▸ **What the task asks**:
Retype each line of the material exactly, please, skipping any picture in it.

▸ **Source material**:

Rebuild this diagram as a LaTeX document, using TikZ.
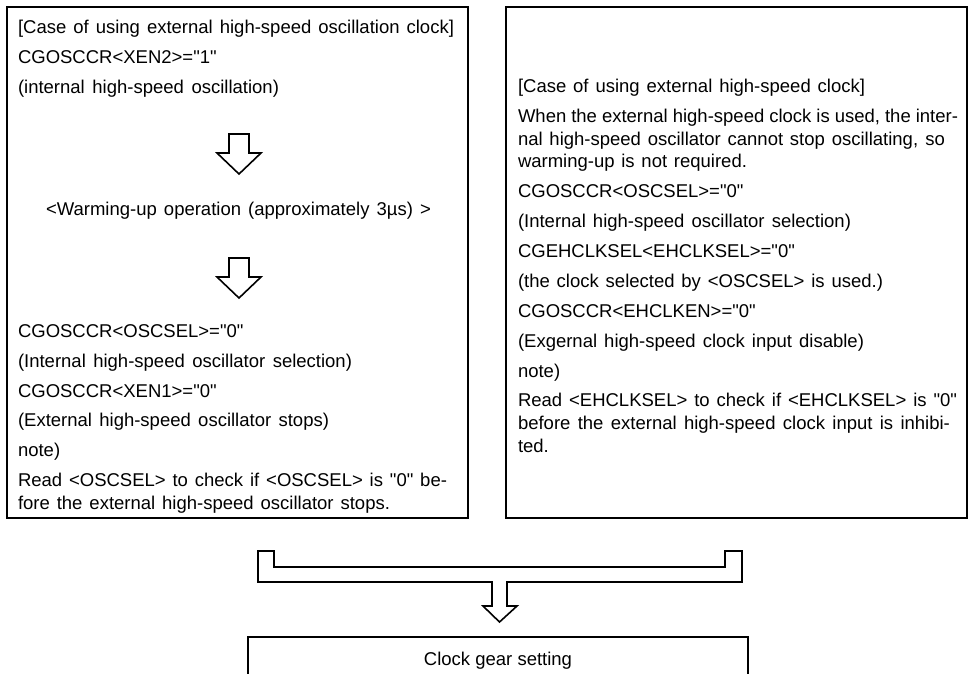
\documentclass[tikz,border=0pt]{standalone}
\usepackage{fontspec}
\setmainfont{Liberation Sans}[Ligatures=TeXOff]
\newcommand\jline[2]{\makebox[#1pt][s]{#2}}
\begin{document}
\begin{tikzpicture}[x=1pt,y=-1pt,
  every node/.style={inner sep=0pt, outer sep=0pt, font=\fontsize{18.5}{22}\selectfont},
  txt/.style={anchor=base west},
  box/.style={draw, line width=1.8pt, anchor=north west, minimum width=461pt, minimum height=511pt},
  blockarrow/.style={draw, line width=1.6pt, line join=miter, fill=white}]
\useasboundingbox (0,0) rectangle (971,673);
\clip (0,0) rectangle (971,673);
% boxes
\node[box] (L) at (7,7) {};
\node[box] (R) at (506,7) {};
% left text
\node[txt] (l1) at (18,33) {\jline{436}{[Case of using external high-speed oscillation clock]}};
\node[txt] (l2) at (18,63) {CGOSCCR<XEN2>="1"};
\node[txt] (l3) at (18,93) {\jline{261}{(internal high-speed oscillation)}};
\node[anchor=base] (warm) at (238.5,215) {\jline{385}{<Warming-up operation (approximately 3µs) >}};
\node[txt] (l4) at (18,337) {CGOSCCR<OSCSEL>="0"};
\node[txt] (l5) at (18,367) {\jline{334}{(Internal high-speed oscillator selection)}};
\node[txt] (l6) at (18,397) {CGOSCCR<XEN1>="0"};
\node[txt] (l7) at (18,426) {\jline{311}{(External high-speed oscillator stops)}};
\node[txt] (l8) at (18,456) {note)};
\node[txt] (l9) at (18,486) {\jline{429}{Read <OSCSEL> to check if <OSCSEL> is "0" be-}};
\node[txt] (l10) at (18,509) {\jline{372}{fore the external high-speed oscillator stops.}};
% right text
\node[txt] (r1) at (518,92) {\jline{347}{[Case of using external high-speed clock]}};
\node[txt] (r2) at (518,122) {\jline{440}{When the external high-speed clock is used, the inter-}};
\node[txt] (r3) at (518,145) {\jline{427}{nal high-speed oscillator cannot stop oscillating, so}};
\node[txt] (r4) at (518,167) {\jline{229}{warming-up is not required.}};
\node[txt] (r5) at (518,197) {CGOSCCR<OSCSEL>="0"};
\node[txt] (r6) at (518,227) {\jline{333}{(Internal high-speed oscillator selection)}};
\node[txt] (r7) at (518,257) {CGEHCLKSEL<EHCLKSEL>="0"};
\node[txt] (r8) at (518,287) {\jline{365}{(the clock selected by <OSCSEL> is used.)}};
\node[txt] (r9) at (518,317) {CGOSCCR<EHCLKEN>="0"};
\node[txt] (r10) at (518,347) {\jline{346}{(Exgernal high-speed clock input disable)}};
\node[txt] (r11) at (518,377) {note)};
\node[txt] (r12) at (518,406) {\jline{439}{Read <EHCLKSEL> to check if <EHCLKSEL> is "0"}};
\node[txt] (r13) at (518,429) {\jline{432}{before the external high-speed clock input is inhibi-}};
\node[txt] (r14) at (518,452) {ted.};
% bottom box
\node[draw, line width=1.8pt, anchor=north, minimum width=500pt, text height=28pt, text depth=32pt] (gear) at (498,637) {Clock gear setting};
% small block arrows
\draw[blockarrow] (229,134) -- (249,134) -- (249,153) -- (261,153) -- (239,174) -- (217,153) -- (229,153) -- cycle;
\draw[blockarrow] (229,258) -- (249,258) -- (249,277) -- (261,277) -- (239,298) -- (217,277) -- (229,277) -- cycle;
% merge arrow
\draw[blockarrow] (258,551) -- (274,551) -- (274,567) -- (725,567) -- (725,551) -- (742,551)
  -- (742,582) -- (507,582) -- (507,606) -- (517,606) -- (499.5,622) -- (483,606) -- (492,606)
  -- (492,582) -- (258,582) -- cycle;
\end{tikzpicture}
\end{document}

▸ **Task response**:
Rebuild this diagram as a LaTeX document, using TikZ.
\documentclass[tikz,border=0pt]{standalone}
\usepackage{fontspec}
\setmainfont{Liberation Sans}[Ligatures=TeXOff]
\newcommand\jline[2]{\makebox[#1pt][s]{#2}}
\begin{document}
\begin{tikzpicture}[x=1pt,y=-1pt,
  every node/.style={inner sep=0pt, outer sep=0pt, font=\fontsize{18.5}{22}\selectfont},
  txt/.style={anchor=base west},
  box/.style={draw, line width=1.8pt, anchor=north west, minimum width=461pt, minimum height=511pt},
  blockarrow/.style={draw, line width=1.6pt, line join=miter, fill=white}]
\useasboundingbox (0,0) rectangle (971,673);
\clip (0,0) rectangle (971,673);
% boxes
\node[box] (L) at (7,7) {};
\node[box] (R) at (506,7) {};
% left text
\node[txt] (l1) at (18,33) {\jline{436}{[Case of using external high-speed oscillation clock]}};
\node[txt] (l2) at (18,63) {CGOSCCR<XEN2>="1"};
\node[txt] (l3) at (18,93) {\jline{261}{(internal high-speed oscillation)}};
\node[anchor=base] (warm) at (238.5,215) {\jline{385}{<Warming-up operation (approximately 3µs) >}};
\node[txt] (l4) at (18,337) {CGOSCCR<OSCSEL>="0"};
\node[txt] (l5) at (18,367) {\jline{334}{(Internal high-speed oscillator selection)}};
\node[txt] (l6) at (18,397) {CGOSCCR<XEN1>="0"};
\node[txt] (l7) at (18,426) {\jline{311}{(External high-speed oscillator stops)}};
\node[txt] (l8) at (18,456) {note)};
\node[txt] (l9) at (18,486) {\jline{429}{Read <OSCSEL> to check if <OSCSEL> is "0" be-}};
\node[txt] (l10) at (18,509) {\jline{372}{fore the external high-speed oscillator stops.}};
% right text
\node[txt] (r1) at (518,92) {\jline{347}{[Case of using external high-speed clock]}};
\node[txt] (r2) at (518,122) {\jline{440}{When the external high-speed clock is used, the inter-}};
\node[txt] (r3) at (518,145) {\jline{427}{nal high-speed oscillator cannot stop oscillating, so}};
\node[txt] (r4) at (518,167) {\jline{229}{warming-up is not required.}};
\node[txt] (r5) at (518,197) {CGOSCCR<OSCSEL>="0"};
\node[txt] (r6) at (518,227) {\jline{333}{(Internal high-speed oscillator selection)}};
\node[txt] (r7) at (518,257) {CGEHCLKSEL<EHCLKSEL>="0"};
\node[txt] (r8) at (518,287) {\jline{365}{(the clock selected by <OSCSEL> is used.)}};
\node[txt] (r9) at (518,317) {CGOSCCR<EHCLKEN>="0"};
\node[txt] (r10) at (518,347) {\jline{346}{(Exgernal high-speed clock input disable)}};
\node[txt] (r11) at (518,377) {note)};
\node[txt] (r12) at (518,406) {\jline{439}{Read <EHCLKSEL> to check if <EHCLKSEL> is "0"}};
\node[txt] (r13) at (518,429) {\jline{432}{before the external high-speed clock input is inhibi-}};
\node[txt] (r14) at (518,452) {ted.};
% bottom box
\node[draw, line width=1.8pt, anchor=north, minimum width=500pt, text height=28pt, text depth=32pt] (gear) at (498,637) {Clock gear setting};
% small block arrows
\draw[blockarrow] (229,134) -- (249,134) -- (249,153) -- (261,153) -- (239,174) -- (217,153) -- (229,153) -- cycle;
\draw[blockarrow] (229,258) -- (249,258) -- (249,277) -- (261,277) -- (239,298) -- (217,277) -- (229,277) -- cycle;
% merge arrow
\draw[blockarrow] (258,551) -- (274,551) -- (274,567) -- (725,567) -- (725,551) -- (742,551)
  -- (742,582) -- (507,582) -- (507,606) -- (517,606) -- (499.5,622) -- (483,606) -- (492,606)
  -- (492,582) -- (258,582) -- cycle;
\end{tikzpicture}
\end{document}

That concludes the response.